Лучшая премьера этой недели — «Зильс-Мария» Оливье Ассаяса, фильм о театральной актрисе, в котором молчание важнее диалогов.
Лесбийский подтекст и отсылки к Бергману — «Бумага» рассказывает о каннской картине с Жюльет Бинош, Кристен Стюарт и Хлоей Грейс Морец.
Стареющая актриса Мария (Жюльет Бинош) когда-то дебютировала ролью жестокосердной Сигрид в пьесе «Змея Малойи» о лесбийской любви. Двадцать лет спустя она едет в Швейцарию чествовать автора пьесы, но пока она в пути, тот неожиданно умирает. Теперь модный немецкий режиссер собирается сделать новую постановку «Змеи Малойи», где Мария сыграет старшую из двух героинь пьесы; на роль Сигрид приглашена голливудская старлетка (Хлоя Грейс Морец). Мария уединяется в альпийском домике и начинает репетиции со своей миловидной ассистенткой Вэл (Кристен Стюарт).
Ассаясу удается добиться в кадре почти бергмановского напряжения, — важным условием которого является невысказанность, тайные течения сюжета, остающиеся в подтексте. На влечение между Марией и Вэл в фильме есть разве что намеки, да и те в основном драматургические; если сюжет вращается вокруг пьесы о лесбийской любви, то это вряд ли случайность. Уединенное шале, в которое Ассаяс помещает своих героинь, напоминает приморский дом из «Персоны» Бергмана, главным содержанием которой тоже было недосказанное влечение между двумя женщинами (и одна из них, кстати, тоже была актрисой). В классическом кадре «Персоны» два женских лица соединялись в одно, и здесь происходит примерно то же: как говорит молодой режиссер, Елена и Сигрид — это одна и та же женщина.
На влечение между Марией и Вэл в фильме есть разве что намеки, да и те в основном драматургические
Как и Бергман, Ассаяс достигает нужного эффекта средствами исключительно кинематографа, хотя и включает контрапунктом элементы других родов искусства. Статичные альпийские пейзажи с заснеженными вершинами напоминают о живописи романтизма, но это ощущение разрушается в эпизоде на горной дороге, когда героиня Стюарт ведет машину по горному серпантину, а прежде безмятежные открыточные виды накладываются друг на друга под тревожный гитарный рок вместо обычного безмолвия или академического скрипичного канона (этот неожиданный экспрессионистский этюд — то, что называется «типичный Ассаяс», но оно и к лучшему).

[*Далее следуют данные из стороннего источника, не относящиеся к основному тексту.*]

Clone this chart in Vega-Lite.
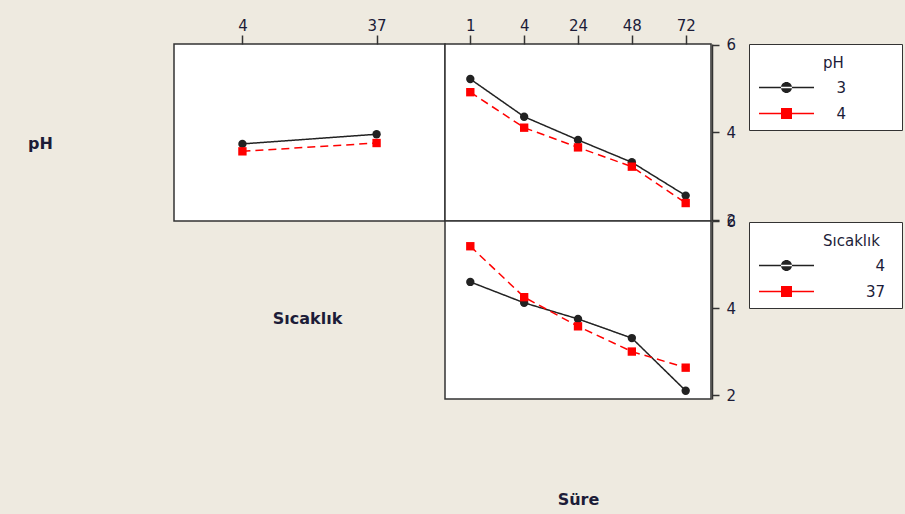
{
  "$schema": "https://vega.github.io/schema/vega-lite/v6.json",
  "background": "#EEEAE0",
  "padding": {"left": 26, "top": 17, "right": 2, "bottom": 10},
  "config": {
    "font": "DejaVu Sans",
    "view": {"stroke": "#333333", "strokeWidth": 1.5, "fill": "white"},
    "axis": {
      "labelFont": "DejaVu Sans", "labelFontSize": 15, "labelColor": "#1c1c38",
      "tickColor": "#333333", "domainColor": "#333333", "tickWidth": 1.5, "domainWidth": 1.5,
      "grid": false,
      "titleFont": "DejaVu Sans", "titleFontSize": 16, "titleFontWeight": "bold", "titleColor": "#1c1c38"
    },
    "legend": {
      "labelFont": "DejaVu Sans", "labelFontSize": 15, "labelColor": "#1c1c38",
      "titleFont": "DejaVu Sans", "titleFontSize": 15, "titleFontWeight": "normal", "titleColor": "#1c1c38",
      "strokeColor": "#333333", "fillColor": "white", "padding": 8,
      "rowPadding": 10, "titlePadding": 13, "symbolSize": 121, "labelAlign": "right"
    }
  },
  "datasets": {
    "phTemp": [
      {"Sicaklik": "4", "pH": "3", "mean": 3.74},
      {"Sicaklik": "37", "pH": "3", "mean": 3.96},
      {"Sicaklik": "4", "pH": "4", "mean": 3.57},
      {"Sicaklik": "37", "pH": "4", "mean": 3.76}
    ],
    "phTime": [
      {"Sure": "1", "pH": "3", "mean": 5.22},
      {"Sure": "4", "pH": "3", "mean": 4.36},
      {"Sure": "24", "pH": "3", "mean": 3.83},
      {"Sure": "48", "pH": "3", "mean": 3.32},
      {"Sure": "72", "pH": "3", "mean": 2.56},
      {"Sure": "1", "pH": "4", "mean": 4.92},
      {"Sure": "4", "pH": "4", "mean": 4.11},
      {"Sure": "24", "pH": "4", "mean": 3.66},
      {"Sure": "48", "pH": "4", "mean": 3.22},
      {"Sure": "72", "pH": "4", "mean": 2.39}
    ],
    "tempTime": [
      {"Sure": "1", "Sicaklik": "4", "mean": 4.60},
      {"Sure": "4", "Sicaklik": "4", "mean": 4.12},
      {"Sure": "24", "Sicaklik": "4", "mean": 3.75},
      {"Sure": "48", "Sicaklik": "4", "mean": 3.31},
      {"Sure": "72", "Sicaklik": "4", "mean": 2.10},
      {"Sure": "1", "Sicaklik": "37", "mean": 5.42},
      {"Sure": "4", "Sicaklik": "37", "mean": 4.25},
      {"Sure": "24", "Sicaklik": "37", "mean": 3.58},
      {"Sure": "48", "Sicaklik": "37", "mean": 3.00},
      {"Sure": "72", "Sicaklik": "37", "mean": 2.63}
    ]
  },
  "columns": 2,
  "spacing": 0,
  "bounds": "flush",
  "align": "each",
  "resolve": {
    "scale": {"x": "independent", "y": "independent", "color": "independent", "strokeDash": "independent"},
    "legend": {"color": "independent", "strokeDash": "independent"}
  },
  "concat": [
    {
      "width": 271, "height": 177,
      "data": {"name": "phTemp"},
      "encoding": {
        "x": {"field": "Sicaklik", "type": "ordinal",
          "scale": {"type": "point", "domain": ["4", "37"], "padding": 0.51},
          "axis": {"orient": "top", "title": null, "labelAngle": 0, "tickSize": 9, "labelPadding": 2, "domain": false}},
        "y": {"field": "mean", "type": "quantitative",
          "scale": {"domain": [1.98, 6.02], "nice": false, "zero": false},
          "axis": {"orient": "left", "labels": false, "ticks": false, "domain": false, "title": "pH",
            "titleAngle": 0, "titleX": -134, "titleY": 99, "titleAlign": "center", "titleBaseline": "middle"}},
        "color": {"field": "pH", "type": "nominal", "scale": {"domain": ["3", "4"], "range": ["#222222", "#ff0000"]}, "legend": null}
      },
      "layer": [
        {"mark": {"type": "line", "strokeWidth": 1.5},
         "encoding": {"strokeDash": {"field": "pH", "type": "nominal", "scale": {"domain": ["3", "4"], "range": [[1, 0], [8, 5]]}, "legend": null}}},
        {"transform": [{"filter": "datum.pH == '3'"}],
         "mark": {"type": "point", "filled": true, "size": 70, "opacity": 1, "shape": "circle"}},
        {"transform": [{"filter": "datum.pH == '4'"}],
         "mark": {"type": "point", "filled": true, "size": 70, "opacity": 1, "shape": "square"}}
      ]
    },
    {
      "width": 266, "height": 177,
      "data": {"name": "phTime"},
      "encoding": {
        "x": {"field": "Sure", "type": "ordinal",
          "scale": {"type": "point", "domain": ["1", "4", "24", "48", "72"], "padding": 0.47},
          "axis": {"orient": "top", "title": null, "labelAngle": 0, "tickSize": 9, "labelPadding": 2, "domain": false}},
        "y": {"field": "mean", "type": "quantitative",
          "scale": {"domain": [1.98, 6.02], "nice": false, "zero": false},
          "axis": {"orient": "right", "values": [2, 4, 6], "title": null, "tickSize": 7, "labelPadding": 7, "offset": 1}},
        "color": {"field": "pH", "type": "nominal", "scale": {"domain": ["3", "4"], "range": ["#222222", "#ff0000"]},
          "legend": {"title": "pH", "orient": "none", "legendX": 304, "legendY": 0, "labelOffset": 74, "titleAnchor": "start",
            "encoding": {
              "title": {"dx": {"value": 66}, "dy": {"value": 4}},
              "symbols": {
                "shape": {"value": {"expr": "datum.index === 0 ? 'M-1,-0.14H9V0.14H-1ZM3,0A1,1 0 1,0 5,0A1,1 0 1,0 3,0ZM23.5,0' : 'M-1,-0.14H9V0.14H-1ZM3,-1H5V1H3ZM23.5,0'"}},
                "fill": {"value": {"expr": "datum.index === 0 ? '#222222' : '#ff0000'"}},
                "strokeWidth": {"value": 0},
                "opacity": {"value": 1}
              }
            }}}
      },
      "layer": [
        {"mark": {"type": "line", "strokeWidth": 1.5},
         "encoding": {"strokeDash": {"field": "pH", "type": "nominal", "scale": {"domain": ["3", "4"], "range": [[1, 0], [8, 5]]}, "legend": null}}},
        {"transform": [{"filter": "datum.pH == '3'"}],
         "mark": {"type": "point", "filled": true, "size": 70, "opacity": 1, "shape": "circle"}},
        {"transform": [{"filter": "datum.pH == '4'"}],
         "mark": {"type": "point", "filled": true, "size": 70, "opacity": 1, "shape": "square"}}
      ]
    },
    {
      "width": 271, "height": 178,
      "view": {"stroke": null, "fill": null},
      "data": {"values": [{"label": "Sıcaklık"}]},
      "mark": {"type": "text", "font": "DejaVu Sans", "fontSize": 16, "fontWeight": "bold", "color": "#1c1c38", "dy": 9, "dx": -2},
      "encoding": {"text": {"field": "label", "type": "nominal"}}
    },
    {
      "width": 266, "height": 178,
      "data": {"name": "tempTime"},
      "encoding": {
        "x": {"field": "Sure", "type": "ordinal",
          "scale": {"type": "point", "domain": ["1", "4", "24", "48", "72"], "padding": 0.47},
          "axis": {"orient": "bottom", "labels": false, "ticks": false, "domain": false, "title": "Süre",
            "titleY": 100, "titleBaseline": "middle"}},
        "y": {"field": "mean", "type": "quantitative",
          "scale": {"domain": [1.91, 6.0], "nice": false, "zero": false},
          "axis": {"orient": "right", "values": [2, 4, 6], "title": null, "tickSize": 7, "labelPadding": 7, "offset": 1}},
        "color": {"field": "Sicaklik", "type": "nominal", "scale": {"domain": ["4", "37"], "range": ["#222222", "#ff0000"]},
          "legend": {"title": "Sıcaklık", "orient": "none", "legendX": 304, "legendY": 1, "labelOffset": 113, "titleAnchor": "start",
            "encoding": {
              "title": {"dx": {"value": 66}, "dy": {"value": 4}},
              "symbols": {
                "shape": {"value": {"expr": "datum.index === 0 ? 'M-1,-0.14H9V0.14H-1ZM3,0A1,1 0 1,0 5,0A1,1 0 1,0 3,0ZM23.5,0' : 'M-1,-0.14H9V0.14H-1ZM3,-1H5V1H3ZM23.5,0'"}},
                "fill": {"value": {"expr": "datum.index === 0 ? '#222222' : '#ff0000'"}},
                "strokeWidth": {"value": 0},
                "opacity": {"value": 1}
              }
            }}}
      },
      "layer": [
        {"mark": {"type": "line", "strokeWidth": 1.5},
         "encoding": {"strokeDash": {"field": "Sicaklik", "type": "nominal", "scale": {"domain": ["4", "37"], "range": [[1, 0], [8, 5]]}, "legend": null}}},
        {"transform": [{"filter": "datum.Sicaklik == '4'"}],
         "mark": {"type": "point", "filled": true, "size": 70, "opacity": 1, "shape": "circle"}},
        {"transform": [{"filter": "datum.Sicaklik == '37'"}],
         "mark": {"type": "point", "filled": true, "size": 70, "opacity": 1, "shape": "square"}}
      ]
    }
  ]
}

Структура фильма с подзаголовками намекает на литературную традицию, но и эта структура искажена: заголовок «часть вторая» появляется в середине фильма неожиданно, поскольку «часть первая» никак не была объявлена, а «эпилог» длится добрую четверть картины. Главная из этих линий, конечно, театральная, но в «Зильс-Марии» мы видим театр не из зрительного зала, а из-за кулис. В театре все зрители смотрят свою версию спектакля, поскольку наблюдают за сценой из разных точек зала, а в фильме Ассаяса мы такой возможности лишены и каждый из персонажей равен самому себе. И каждый остается в известной степени непроницаемым, чему заслугой — точные и сдержанные актерские работы (одно из главных открытий в «Зильс-Марии» — насколько хорошо умеет играть Кристен Стюарт).
В «Зильс-Марии» молчание говорит больше, чем слова, которые так или иначе остаются всего лишь театральными репликами
Окрашенная в голубые тона, как горы в утренней дымке или небо, отражающееся в альпийских озерах, «Зильс-Мария» позволяет на себя смотреть, но не считает нужным что-то объяснить; ее логика постоянно ускользает от зрителя. Это начинается уже с заглавия: фильм называется в честь швейцарского городка, известного только тем, что там жил Фридрих Ницше, но этот факт вряд ли относится к числу универсальных общих знаний, так что название загадочно почти для любого (в международном, кстати, есть еще слово «облака», но в России прокатчики в кои-то веки пошли по пути большего сопротивления). Полны умолчаний и целые сюжетные линии, как, например, отношения Вэл с молодым фотографом. О том, что между ними случилось, можно только догадываться по бездиалоговой сцене на горной дороге, упомянутой выше. В «Зильс-Марии» молчание говорит больше, чем слова, которые так или иначе остаются всего лишь театральными репликами.